Eu tenho por hábito não perder fita em que aparece o nome de Eric von Stroheim no cartaz. Fico sempre na esperança de que o veterano ator alemão ponha a mão na máquina, porque, não sei se sabem, trata-se também de um dos maiores diretores de toda a história do cinema. Se alguém se lembra de Ouro e maldição, Marcha nupcial, Lua-de-mel, chega logo ao que eu quero dizer. Como sempre aconteceu, a intransigência do cineasta diante da verdade do seu cinema, a linguagem realista que usou para revelar certos terríveis ímpetos do coração humano, seu dar de ombros às convenções clássicas de tempo e metragem, acabaram por indispô-lo com Hollywood, a tal ponto que seu último filme - Queen Kelly, chamava-se -, tido como uma pura maravilha cinematográfica, foi barrado do comércio internacional. Tomava, creio, quatro ou cinco horas de projeção. Daí, teve o diretor de sujeitar-se, quem sabe para não ficar na pinimba, a emprestar seus talentos de ator característico a pequenas películas sem significação, onde, todavia, parecia-me às vezes sentir a influência discreta do grande diretor da Zasu Pitts trágica de Marcha nupcial: uma estupenda criação.
 
Eu já tinha manjado A dama e o monstro, quando o filme esteve no Odeon. Não sei por que não tive tempo para vê-lo naquela semana. Anteontem, passando pelo Ipanema, lá estava ele, junto com uma fitinha de cowboy. E foi batata. Quero ser foguista em trem da Central, se Stroheim não andou dando seus palpites ao diretor George Sherman, que assina a película. Que filme curioso! Uma movimentação de câmera como dificilmente se verá tão bem-feita, resolvendo as cenas com um senso de cinema que pressupõe o olho de um cineasta. Não creio que George Sherman fizesse aquilo sozinho. O filme dá, aliás, a impressão de ter sido produzido por acordo com a Republic. Deve ter sido idéia da sra. Vera Hruba Ralston, que para tal chamaria Stroheim, que por sua vez se teria lembrado do velho (digo velho no sentido de antigo) excelente Richard Arlen: qualquer plano assim. A coisa tem uma pinta de produção independente. 
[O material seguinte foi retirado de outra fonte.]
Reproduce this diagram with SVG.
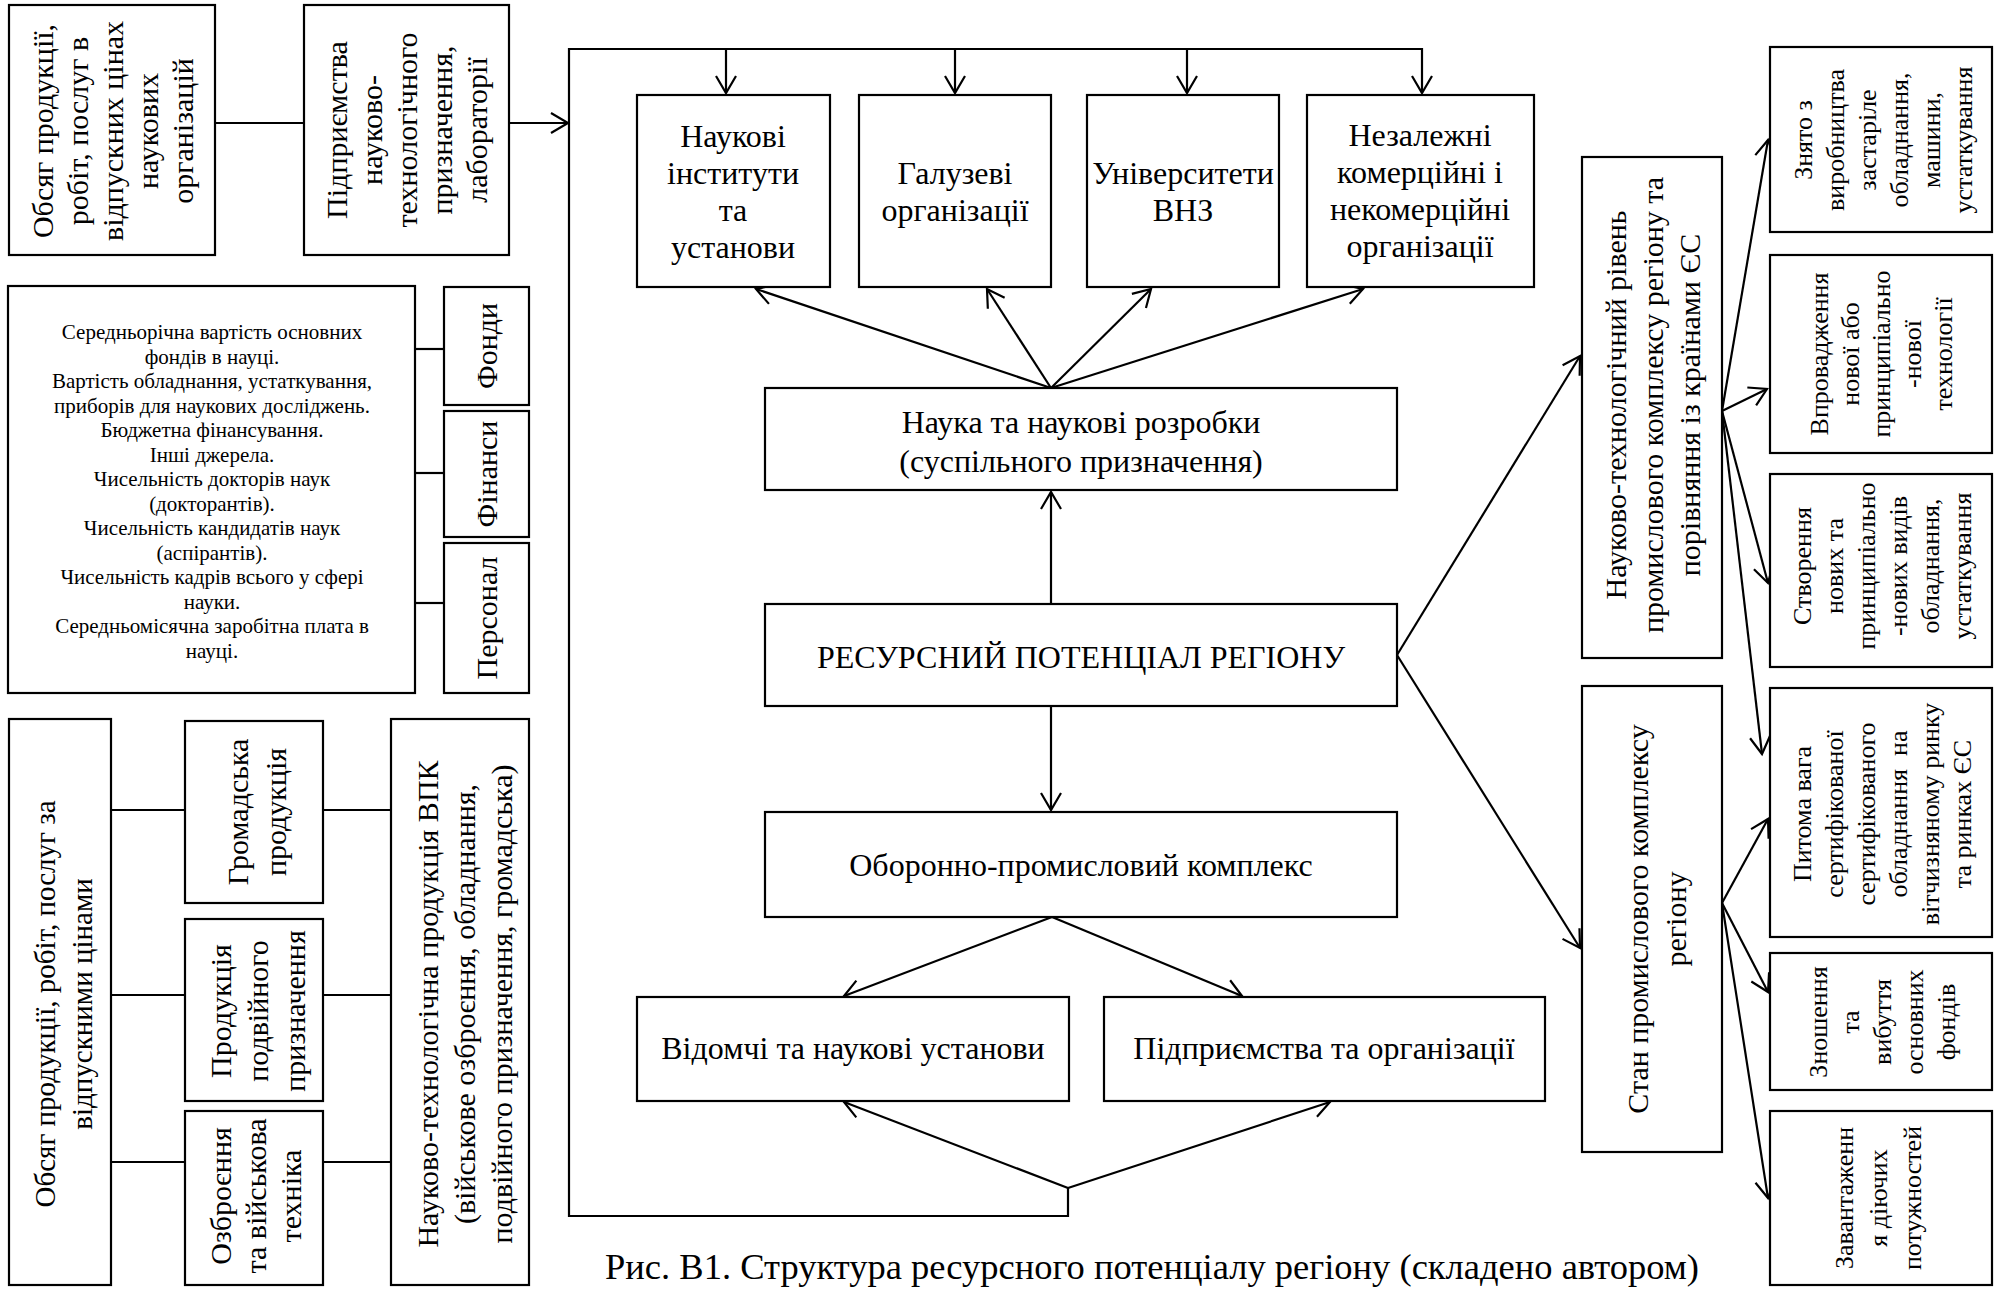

A história é muito boa, e só decai para o final, com o impasse criado pelo caso criminal, que poderia ter sido melhor resolvido. Olhe que filmes tirados de argumentos pseudocientíficos constituem dos maiores abacaxis da importação de Hollywood... Mas não este. O ambiente é magistralmente criado, e embora trate-se tudo de puro fantástico, o realismo das tomadas, o sentido dos close-ups, a sabedoria do preto-e-branco, a ciência na movimentação da câmera e no corte, a inteligência do roteiro, fazem dessa produção modesta um dos poucos filmes em que o curioso de cinema pode aprender certos fundamentos da sétima arte. 

O cérebro de D.H. Donovan, que o cientista Franz Müller (Stroheim) conserva vivo depois da violenta morte do capitalista, é a fabulosa, principal personagem do filme. A massa encefálica conservada num meio eletrolítico acende, cada vez que nela se manifesta o fenômeno do pensamento, uma lâmpada (cujo papel é também importantíssimo no processo da emoção cinematográfica), movimentando um registrador que assinala mecanicamente todas as suas reações. A inteligibilidade dessas reações só chega, porém, mais tarde, quando, excitado quimicamente, o cérebro transmite por telepatia seus terríveis segredos ao cientista Patrick (Richard Arlen), que por pouco se torna joguete dos intuitos sinistros do seu mestre Franz Müller. O caso é que Müller tinha paixão pela sua auxiliar, a noiva de Patrick, Janice. E ao sentir o domínio que o cérebro criminoso de Donovan começa a exercer sobre Patrick, arrastando-o à resolução de um caso criminal aparentemente insolúvel, e deixando-o à mercê de aventureiros sem o menor escrúpulo, em lugar de parar seu experimento, para salvar o jovem cientista, pelo contrário, prossegue com maior afã, vendo nele a solução para a sua paixão, através de um crime perfeito, cuja responsabilidade principal caberia à ação do cérebro sobre a vontade de Patrick.
 
O filme, como já disse, decai para o final. Mas é uma boa obra de cinematografia feita com grande inteligência e revelando o mistério por processos naturalistas, numa combinação cuja felicidade não há bem como explicar. Só vendo. E vejam mesmo. Está no Ipanema.